As apresentações seriam públicas e serviriam para embasar um edital posterior, de licitação das loterias, a ser lançado em 2022. O objetivo do governo é disponibilizar os jogos até o final do próximo ano, em 9 mil pontos de venda distribuídos pelo território gaúcho.
Ações no STF permitem retorno
Criada em 1843 por Bento Gonçalves, a loteria estadual foi suspensa em 2004, no governo Germano Rigotto (MDB), e esteve perto de ser reativada pelos dois últimos governadores. Em 2011, uma comissão da Assembleia redigiu relatório favorável ao retorno dos jogos, aprovado por unanimidade na Casa, mas iniciativa não teve a adesão do então governador Tarso Genro (PT). Em 2017, seu sucessor, José Ivo Sartori (MDB) também desistiu da ideia, defendida pelo então secretário de Segurança Pública, Cezar Schirmer, como fonte de recursos para equipar as forças policiais.
O assunto foi ressuscitado pelo atual governo em julho do ano passado, após o Supremo Tribunal Federal (STF) julgar duas ações que reconheceram o direito dos Estados explorarem loterias. A segurança jurídica garantida pelas decisões da mais alta instância do Judiciário levou Leite a criar um grupo de trabalho para discutir o tema.
Por mais de um ano, servidores de cinco pastas estudaram a legislação nacional, o mercado de apostas e sobretudo o modelo de operação das quatro loterias estaduais em operação no país (Ceará, Minas Gerais, Rio de Janeiro e Paraíba). O trabalho demonstrou que o Rio Grande do Sul teria potencial de gerar 8 mil empregos e arrecadar R$ 2,26 bilhões em 20 anos somente em impostos e um percentual sobre cada aposta. Somado ao valor da outorga a ser paga pela vencedora da licitação, a cifra poderá chegar a R$ 3 bilhões - em média, R$ 150 milhões por ano. Essa receita, porém, seria menor nos primeiros anos, passando a crescer a partir do aumento da confiança da população no sistema de apostas.

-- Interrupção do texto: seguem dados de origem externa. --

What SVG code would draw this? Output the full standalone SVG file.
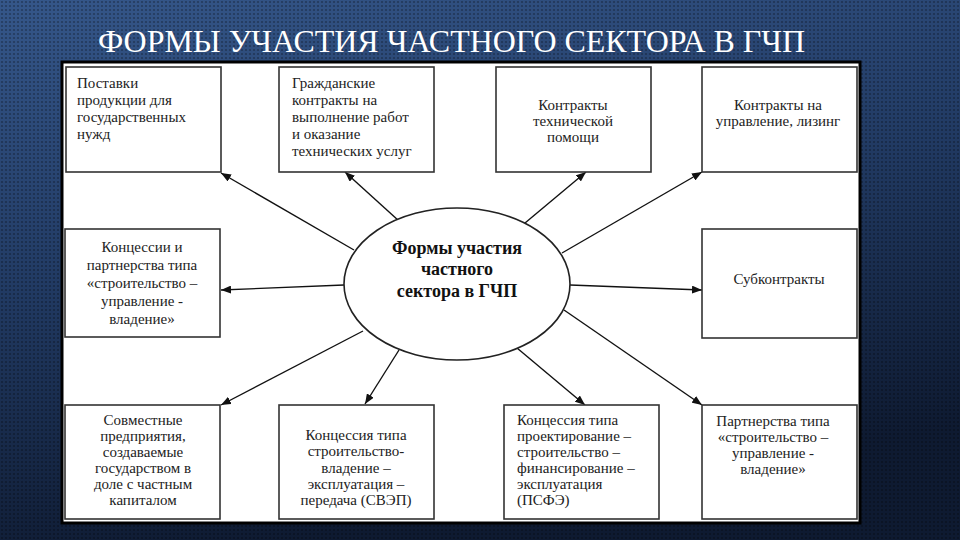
<svg xmlns="http://www.w3.org/2000/svg" width="960" height="540" viewBox="0 0 960 540">
  <defs>
    <linearGradient id="bg" x1="0" y1="0" x2="0.3" y2="1">
      <stop offset="0" stop-color="#35578a"/>
      <stop offset="0.5" stop-color="#213a63"/>
      <stop offset="1" stop-color="#0e1a31"/>
    </linearGradient>
    <pattern id="dots" width="4" height="4" patternUnits="userSpaceOnUse">
      <circle cx="2" cy="2" r="1.1" fill="#000" fill-opacity="0.3"/>
    </pattern>
    <marker id="arr" viewBox="0 0 10 8" refX="10" refY="4" markerWidth="10" markerHeight="8" markerUnits="userSpaceOnUse" orient="auto">
      <path d="M0,0 L10,4 L0,8 z" fill="#111"/>
    </marker>
    <style>
      text { font-family: 'Liberation Serif', Tinos, 'Times New Roman', 'DejaVu Serif', 'Noto Serif', serif; }
      .box { fill: #fff; stroke: #333; stroke-width: 1.6; }
      .t { font-size: 15px; fill: #222; }
      .c { text-anchor: middle; }
      .b { font-size: 18px; font-weight: bold; fill: #111; }
      .conn line { stroke: #111; stroke-width: 1.4; marker-end: url(#arr); }
    </style>
  </defs>
  <rect width="960" height="540" fill="url(#bg)"/>
  <rect width="960" height="540" fill="url(#dots)"/>
  <text x="98" y="52" font-size="32" fill="#fff" textLength="707" lengthAdjust="spacingAndGlyphs">ФОРМЫ УЧАСТИЯ ЧАСТНОГО СЕКТОРА В ГЧП</text>
  <rect x="62" y="62" width="798" height="461" fill="#fff" stroke="#000" stroke-width="3"/>

  <g class="conn" id="connectors">
    <line x1="354" y1="250" x2="221" y2="173"/>
    <line x1="399" y1="221" x2="345" y2="172"/>
    <line x1="525" y1="223" x2="586" y2="172"/>
    <line x1="562" y1="253" x2="702" y2="172"/>
    <line x1="344" y1="285" x2="221" y2="290"/>
    <line x1="570" y1="285" x2="702" y2="290"/>
    <line x1="363" y1="331" x2="221" y2="405"/>
    <line x1="399" y1="350" x2="365" y2="404"/>
    <line x1="517" y1="348" x2="585" y2="405"/>
    <line x1="564" y1="310" x2="702" y2="405"/>
  </g>

  <g id="center">
    <ellipse cx="457" cy="284" rx="113" ry="76" fill="#fff" stroke="#222" stroke-width="1.6"/>
    <text class="b c" x="457" y="254">Формы участия</text>
    <text class="b c" x="457" y="275">частного</text>
    <text class="b c" x="457" y="297">сектора в ГЧП</text>
  </g>

  <g id="n1">
    <rect class="box" x="66" y="67" width="155" height="105"/>
    <text class="t" x="77" y="88">Поставки</text>
    <text class="t" x="77" y="105">продукции для</text>
    <text class="t" x="77" y="122">государственных</text>
    <text class="t" x="77" y="139">нужд</text>
  </g>
  <g id="n2">
    <rect class="box" x="279" y="67" width="155" height="105"/>
    <text class="t" x="292" y="88">Гражданские</text>
    <text class="t" x="292" y="105">контракты на</text>
    <text class="t" x="292" y="122">выполнение работ</text>
    <text class="t" x="292" y="139">и оказание</text>
    <text class="t" x="292" y="156">технических услуг</text>
  </g>
  <g id="n3">
    <rect class="box" x="496" y="67" width="155" height="105"/>
    <text class="t c" x="573" y="110">Контракты</text>
    <text class="t c" x="573" y="126">технической</text>
    <text class="t c" x="573" y="142">помощи</text>
  </g>
  <g id="n4">
    <rect class="box" x="702" y="67" width="155" height="105"/>
    <text class="t c" x="778" y="110">Контракты на</text>
    <text class="t c" x="778" y="126">управление, лизинг</text>
  </g>
  <g id="n5">
    <rect class="box" x="65" y="229" width="155" height="108"/>
    <text class="t c" x="142" y="252">Концессии и</text>
    <text class="t c" x="142" y="270">партнерства типа</text>
    <text class="t c" x="142" y="288">«строительство –</text>
    <text class="t c" x="142" y="306">управление -</text>
    <text class="t c" x="142" y="324">владение»</text>
  </g>
  <g id="n6">
    <rect class="box" x="702" y="229" width="155" height="109"/>
    <text class="t c" x="779" y="284">Субконтракты</text>
  </g>
  <g id="n7">
    <rect class="box" x="65" y="405" width="155" height="114"/>
    <text class="t c" x="143" y="425">Совместные</text>
    <text class="t c" x="143" y="441">предприятия,</text>
    <text class="t c" x="143" y="457">создаваемые</text>
    <text class="t c" x="143" y="473">государством в</text>
    <text class="t c" x="143" y="489">доле с частным</text>
    <text class="t c" x="143" y="505">капиталом</text>
  </g>
  <g id="n8">
    <rect class="box" x="279" y="405" width="155" height="114"/>
    <text class="t c" x="356" y="440">Концессия типа</text>
    <text class="t c" x="356" y="456">строительство-</text>
    <text class="t c" x="356" y="473">владение –</text>
    <text class="t c" x="356" y="489">эксплуатация –</text>
    <text class="t c" x="356" y="505">передача (СВЭП)</text>
  </g>
  <g id="n9">
    <rect class="box" x="504" y="405" width="155" height="114"/>
    <text class="t" x="517" y="425">Концессия типа</text>
    <text class="t" x="517" y="441">проектирование –</text>
    <text class="t" x="517" y="457">строительство –</text>
    <text class="t" x="517" y="473">финансирование –</text>
    <text class="t" x="517" y="489">эксплуатация</text>
    <text class="t" x="517" y="505">(ПСФЭ)</text>
  </g>
  <g id="n10">
    <rect class="box" x="702" y="405" width="155" height="114"/>
    <text class="t c" x="773" y="426">Партнерства типа</text>
    <text class="t c" x="773" y="442">«строительство –</text>
    <text class="t c" x="773" y="458">управление -</text>
    <text class="t c" x="773" y="474">владение»</text>
  </g>
</svg>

Para o presidente do Sindicato dos Agentes Lotéricos do RS (Sincoergs), Marco Antônio Kalikoswski, a receita projetada pelo governo é factível de ser obtida. Todavia, ele alerta para a necessidade de se realizar um convênio com o Caixa Econômica Federal (CEF) para permitir as apostas nas agências lotéricas credenciadas. Segundo Kalikowski, o Rio Grande do Sul é o sexto Estado do país no ranking de apostas, um mercado que deve gerar R$ 19 bilhões à CEF em 2021. Vice-presidente da Federação Brasileira de Empresas Lotéricas, ele estima que o RS deve responder por quase R$ 2 bilhões dessa arrecadação.
- Vários governos estaduais estão preparando suas loterias, mas antes de mais nada, o primeiro passo precisa ser conversar com o setor de loterias da Caixa. O governo federal licitou a Lotex, a popular raspadinha, mas o negócio não deu certo porque não podia vender nas agências lotéricas. Já a Tele Sena, uma das maiores loterias do país, tem 80% de seus bilhetes vendidos em agências lotéricas. Não adianta, as pessoas vão nas agências pagar uma conta e já fazem sua fezinha. Já faz dois anos que a Caixa disponibiliza apostas pela internet, mas elas respondem só por 10% do total - resume Kalikowski.